If they win the U.S. Open in September, they’ll join Ken McGregor and Frank Sedgman as the second men’s team to complete a calendar Grand Slam. The Aussie duo did it in 1951, 17 years before the Open era began, and ended up winning seven titles in a row before the streak was snapped at the 1952 U.S. Open.
“I didn’t think anything could feel as sweet as the gold medal, but this one just feels like there’s a cap, a lid, or a ribbon around our career,” Mike Bryan said. “It’s pretty cool. It’s something we never dreamed of, to try to win four in a row. It’s too hard to dominate in doubles. Maybe we had a little luck involved along the way. We just took them one at a time. It just added up.”
Taking Centre Court against a new doubles pairing of the Croatian, Dodig, and the Brazilian, Melo, the top-seeded Bryan brothers came out shaky. Lowlighted by a whiff on a volley attempt by Mike, they fell behind 5-0 on their way to losing the first set.
But they got a pair of breaks in the second to even things up, then got a break apiece in the next two sets for the win.
The final one came when Mike Bryan, the right-hander, hit a forehand down the middle for a clean winner, then high-stepped it off the court to the sideline for one, final change of ends.
His brother served out the match and after match point — a 129-mph ace — the brothers jumped as high as they can remember while performing their chest bump.
It’s a move they borrowed from the Jensen brothers — the popular 1993 French Open champions who, like the Bryans, had their own rock band and liked to play to the crowd. The Bryans started using it regularly when they played college tennis at Stanford.
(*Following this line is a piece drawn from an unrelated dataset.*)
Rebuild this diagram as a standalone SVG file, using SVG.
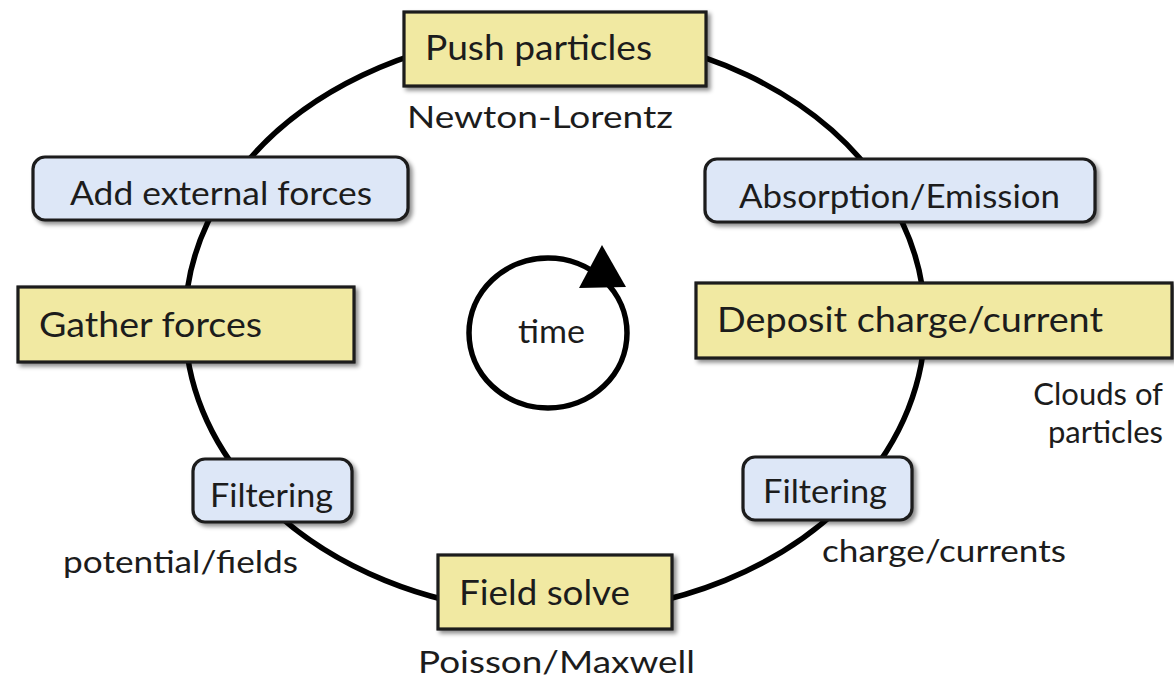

“The fraternity guys were calling for it,” Mike Bryan said. “I think it was on the cover of the Stanford Daily. ... They called it the ‘Bryan Bump.’ We kept doing it.”
They plan to keep doing it through at least 2016 at the Rio Olympics.
They have 91 overall titles and would like to make it 100.
They’ve finished first in the rankings for eight years and would like to make that 10.
More urgently, there’s that issue of wrapping up the calendar Grand Slam.
The quest starts less than eight weeks from now in Flushing Meadows but they hardly wanted to talk about that after their latest big win.
“This is going to be a great one to kind of just celebrate and enjoy and really let sink in what we’ve done,” Bob Bryan said.